Tuberculosis Patient Put In Jail For Refusing Treatment

Armando Rodriguez, 34, of Stockton, California was arrested and ordered to spend time in jail this week when he refused to take medication that would keep his pulmonary tuberculosis from becoming contagious. The disease includes symptoms such as coughing up blood and phlegm which can ultimately lead to death. Pulmonary Tuberculosis can spread through airborne particles.

The arrest was made after Ginger Wick, a nursing director for San Joaquin County sent a letter requesting a warrant when the patient refused to be treated.

According to the warrant request letter, Rodriguez had told Wick that he was on an alcohol binge and taken meth, he believed also taking the tuberculosis drug would hurt his liver.

Following his arrest on Tuesday Rodriquez will be charged with two misdemeanor counts of refusing to comply with a tuberculosis order.

While many people will contract a latent form of tuberculosis, the active form typically only affects adults who abuse drugs or have a compromised immune system.

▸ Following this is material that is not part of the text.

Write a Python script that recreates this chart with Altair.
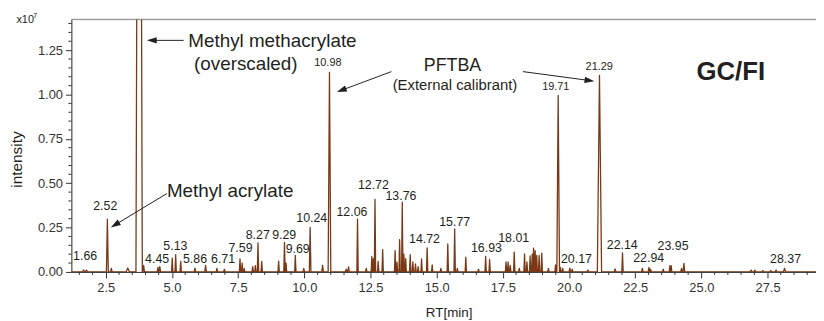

While the disease can spread through airborne particles members of the health community have argued for years over whether refusing treatment should lead to criminal charges. Georgetown University public health law professor Lawrence Gostin told the Associated Press:

“I think it’s an error to confine someone in the criminal justice system for a public health crime. The whole intention is to protect the public’s health. It’s not to lay blame on someone.”

Opponents of the criminal charges suggest that incentives should instead be given such as free transportation to treatment centers.

In the meantime laws preventing the spreading of tuberculosis have been in place for more than a century according to the Centers for Disease Control and Prevention (CDC).

Tuberculosis while closely monitored still manages to inflict upwards of 12,0000 new patients each year while California witnessed 2,317 new cases in 2011, the states lowest point since record keeping began for the bacterial disease.

Drug resistant strains of the disease have emerged in the last several years, causing bigger headaches for health care professionals.